Appendix C FSDD Benchmarks with Mel-Spectrogram

As an alternative approach, we used PyTorch’s inbuilt function and converted the raw audio magnitudes into mel-spectrograms [pytorch]. The process involved the aforementioned spectrogram conversions and used triangular filterbanks to modify the images. The results (Figure 7) were qualitatively similar to FSDD benchmarks with spectrogram (Figure 4) and MFCC (Figure 8) conversions.

Figure 7: Performance of RF, SVM-RBF, and DN on multiclass FSDD classifications using mel-spectrogram. The y-axes represent classifier accuracy on a linear scale and the x-axes correspond to logarithmic sample sizes from 10 to 480. Each panel shows average results over 45 random class combinations and individual trajectories with lower alpha In the 3-class task, RF, SVM, 1-layer, and 5-layer CNNs all have very similar performances. In the 8-class task, RF achieves the highest accuracy. ResNet-18-Audio performs much worse than other classifiers.

Appendix D FSDD Benchmarks with MFCC

As an alternative conversion, we used PyTorch’s inbuilt function and converted the raw audio magnitudes into MFCC [pytorch]. The process calculated MFCC on the DB-scaled mel-spectrograms. The results (Figure 8) were qualitatively similar to FSDD benchmarks with spectrogram (Figure 4) and mel-spectrogram (Figure 7) conversions.

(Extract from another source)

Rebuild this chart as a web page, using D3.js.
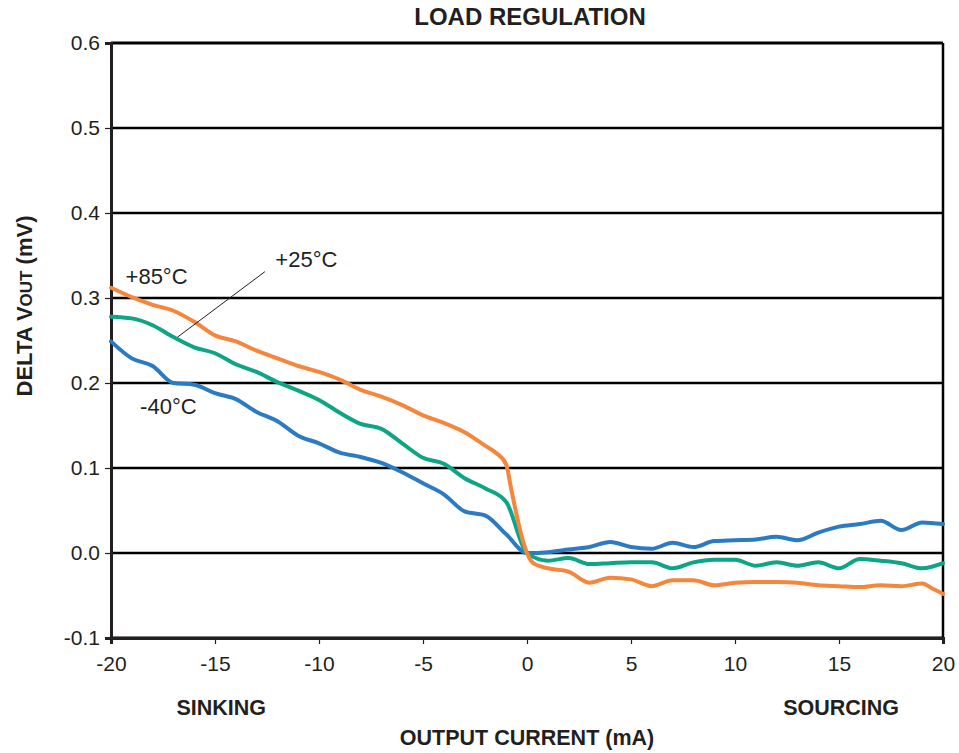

Figure 8: Performance of RF, SVM-RBF, and DN on multiclass FSDD classifications using mel-frequency cepstral coefficients (MFCC). The y-axes represent classifier accuracy on a linear scale and the x-axes correspond to logarithmic sample sizes from 10 to 480. Each panel shows average results over 45 random class combinations and individual trajectories with lower alpha. SVM-RBF achieved the best performance in both tasks, but the advantage diminishes as the sample size increases. At the maximum sample size, RF, SVM, 1-layer, and 5-layer CNNs all have very similar accuracy. 2-layer CNN performs worse, while ResNet-18-Audio performs the worst.